The deeper principle is relative valuation. A ratio in isolation means little; its power comes from comparison — a company against its own history, its direct competitors, and its industry average. And crucially, use ratios together. A stock that looks cheap on P/E, P/B and EV/EBITDA, with a secure dividend, is a more convincing bargain than one cheap on a single measure that might be distorted. When the ratios disagree, that disagreement is itself a signal — it tells you which measure is being flattered or punished, and points you toward the question worth asking.

Common Misconceptions

  • "One ratio can value any company." Each suits different businesses — P/E for steady earners, P/B for asset-heavy firms, P/S for unprofitable growers.
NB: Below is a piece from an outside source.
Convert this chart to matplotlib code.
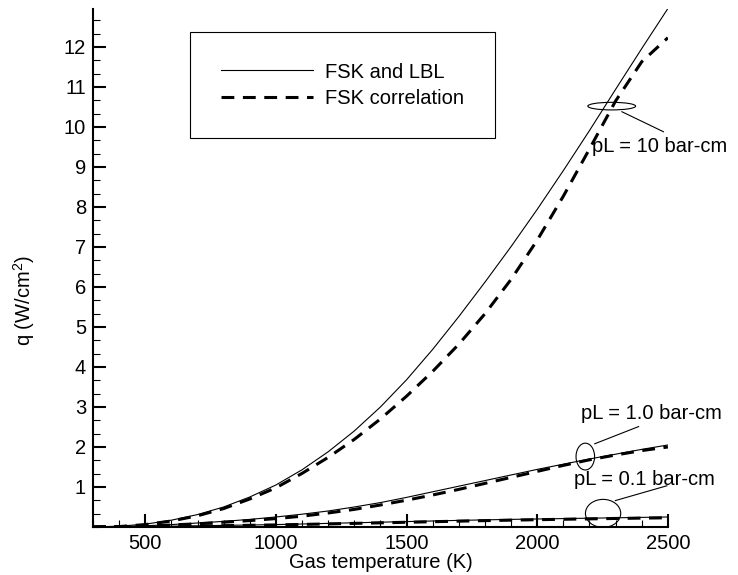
import matplotlib
matplotlib.use('Agg')
import matplotlib.pyplot as plt
from matplotlib.patches import Ellipse
from matplotlib.ticker import MultipleLocator

plt.rcParams['font.family'] = ['Liberation Sans', 'DejaVu Sans']
plt.rcParams['mathtext.default'] = 'regular'

# gas temperature (K)
temps = [300, 400, 500, 600, 700, 800, 900, 1000, 1100, 1200, 1300, 1400,
         1500, 1600, 1700, 1800, 1900, 2000, 2100, 2200, 2300, 2400, 2500]

# q (W/cm2), FSK and LBL (solid) / FSK correlation (dashed)
q10_lbl = [0.0, 0.02, 0.07, 0.17, 0.31, 0.5, 0.75, 1.05, 1.43, 1.88, 2.40, 3.00,
           3.68, 4.44, 5.26, 6.12, 7.01, 7.94, 8.91, 9.91, 10.94, 11.96, 12.96]
q10_cor = [0.0, 0.01, 0.06, 0.15, 0.28, 0.46, 0.7, 0.98, 1.34, 1.74, 2.19, 2.70,
           3.27, 3.89, 4.57, 5.33, 6.19, 7.17, 8.27, 9.45, 10.65, 11.63, 12.23]
q1_lbl = [0.0, 0.01, 0.03, 0.06, 0.10, 0.14, 0.19, 0.25, 0.32, 0.40, 0.50, 0.61,
          0.74, 0.88, 1.02, 1.16, 1.30, 1.44, 1.57, 1.70, 1.82, 1.94, 2.05]
q1_cor = [0.0, 0.01, 0.02, 0.05, 0.08, 0.12, 0.16, 0.21, 0.27, 0.35, 0.44, 0.55,
          0.67, 0.80, 0.94, 1.09, 1.24, 1.39, 1.54, 1.68, 1.80, 1.91, 2.0]
q01_lbl = [0.0, 0.005, 0.01, 0.02, 0.03, 0.04, 0.05, 0.06, 0.075, 0.09, 0.105, 0.12,
           0.135, 0.15, 0.165, 0.178, 0.19, 0.2, 0.21, 0.22, 0.23, 0.24, 0.25]
q01_cor = [0.0, 0.004, 0.008, 0.015, 0.024, 0.033, 0.042, 0.052, 0.064, 0.077, 0.09, 0.104,
           0.118, 0.132, 0.146, 0.159, 0.171, 0.182, 0.193, 0.203, 0.213, 0.222, 0.23]

# labels: text, ellipse (T, q, w, h), leader start, leader end, text anchor
notes = [
    ('pL = 10 bar-cm', (2285, 10.52, 183, 0.19), (2324, 10.38), (2483, 9.88), (2208, 9.51)),
    ('pL = 1.0 bar-cm', (2184, 1.76, 71, 0.67), (2220, 2.08), (2388, 2.51), (2169, 2.84)),
    ('pL = 0.1 bar-cm', (2252, 0.34, 135, 0.70), (2299, 0.66), (2496, 1.03), (2140, 1.18)),
]

fig = plt.figure(figsize=(7.38, 5.75), dpi=100)
ax = fig.add_axes([0.126, 0.0835, 0.779, 0.9003])

thin = dict(color='black', lw=0.8)
dash = dict(color='black', lw=2.2, dashes=(4.2, 2.8))

ax.plot(temps, q10_lbl, label='FSK and LBL', **thin)
ax.plot(temps, q10_cor, label='FSK correlation', **dash)
ax.plot(temps, q1_lbl, **thin)
ax.plot(temps, q1_cor, **dash)
ax.plot(temps, q01_lbl, **thin)
ax.plot(temps, q01_cor, **dash)

for txt, (ex, ey, ew, eh), p0, p1, tpos in notes:
    ax.add_patch(Ellipse((ex, ey), ew, eh, fill=False, ec='black', lw=0.8))
    ax.plot([p0[0], p1[0]], [p0[1], p1[1]], color='black', lw=0.8, clip_on=False)
    ax.text(tpos[0], tpos[1], txt, fontsize=14.5, ha='left', va='center')

ax.set_xlim(300, 2500)
ax.set_ylim(0, 12.94)
ax.set_xticks([500, 1000, 1500, 2000, 2500])
ax.set_yticks(range(1, 13))
ax.xaxis.set_minor_locator(MultipleLocator(100))
ax.yaxis.set_minor_locator(MultipleLocator(1 / 3))

ax.spines['top'].set_visible(False)
ax.spines['right'].set_visible(False)
ax.spines['left'].set_linewidth(1.5)
ax.spines['bottom'].set_linewidth(1.5)
ax.tick_params(which='major', direction='in', length=9.5, width=1.5,
               labelsize=14.5, pad=5)
ax.tick_params(which='minor', direction='in', length=5, width=0.8)

ax.set_xlabel('Gas temperature (K)', fontsize=14.5, labelpad=0)
ax.set_ylabel('q (W/cm$^2$)', fontsize=14.5)
ax.yaxis.set_label_coords(-0.12, 0.438)
ax.yaxis.label.set_va('center')

leg = ax.legend(loc='upper left', bbox_to_anchor=(0.152, 0.975), fontsize=14.5,
                handlelength=4.6, handletextpad=0.6, labelspacing=0.35,
                borderpad=1.5, fancybox=False, framealpha=1)
leg.get_frame().set_edgecolor('black')
leg.get_frame().set_linewidth(0.8)

plt.savefig('out.png', dpi=100)
plt.close()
The wrong ratio for the company misleads.
  • "A low ratio always means cheap." Low P/E, P/B or P/S can all be traps — cheap because the market correctly expects decline. Always ask why it's low.
  • "EBITDA is the cash a company makes." EBITDA ignores interest, tax and the capital needed to replace assets. It is a comparison tool, not free cash flow — don't confuse the two.
  • "A high dividend yield is always good." An unusually high yield often signals an impending dividend cut. Check the payout is covered by earnings and cash before trusting it.

Real-World Application

An investor is comparing three companies and wisely refuses to judge them all by the P/E. The first is a profitable, steady consumer brand — the P/E and PEG do the job, showing a reasonable price for modest, reliable growth. The second is a bank, where the P/E is noisy but the P/B is illuminating: it trades below book value, cheap relative to its peers and its own history, worth a closer look at why. The third is a fast-growing but still loss-making software firm, where the P/E doesn't exist at all; here P/S, judged against similar growth companies, provides the only sensible anchor, cross-checked against its path to profitability. For each, the investor reached for the right tool — and where they had earnings, they looked across several ratios at once, treating disagreement between them as a prompt to dig deeper. That discipline — matching the measure to the company, comparing relative to peers, and never trusting a lone multiple — is what turns a drawer full of ratios into actual judgement.

Key Takeaways

  • Valuation ratios compare price to a measure of substance — earnings, assets, sales, cash earnings or dividends — and each suits different companies.
  • P/B (price ÷ book value) suits asset-heavy firms like banks; P/S (price ÷ sales) suits unprofitable growers where the P/E breaks down but ignores profitability.
  • EV/EBITDA includes debt (via enterprise value) and strips out financing and tax, giving a more like-for-like comparison across companies — but EBITDA is not free cash flow.
  • PEG (P/E ÷ growth) puts a high P/E in the context of growth; dividend yield (dividend ÷ price) is the income investor's gauge — but a very high yield often warns of a coming cut.
  • No ratio is enough alone: use relative valuation (versus peers, industry and history) and several ratios together, treating disagreement between them as a signal to investigate.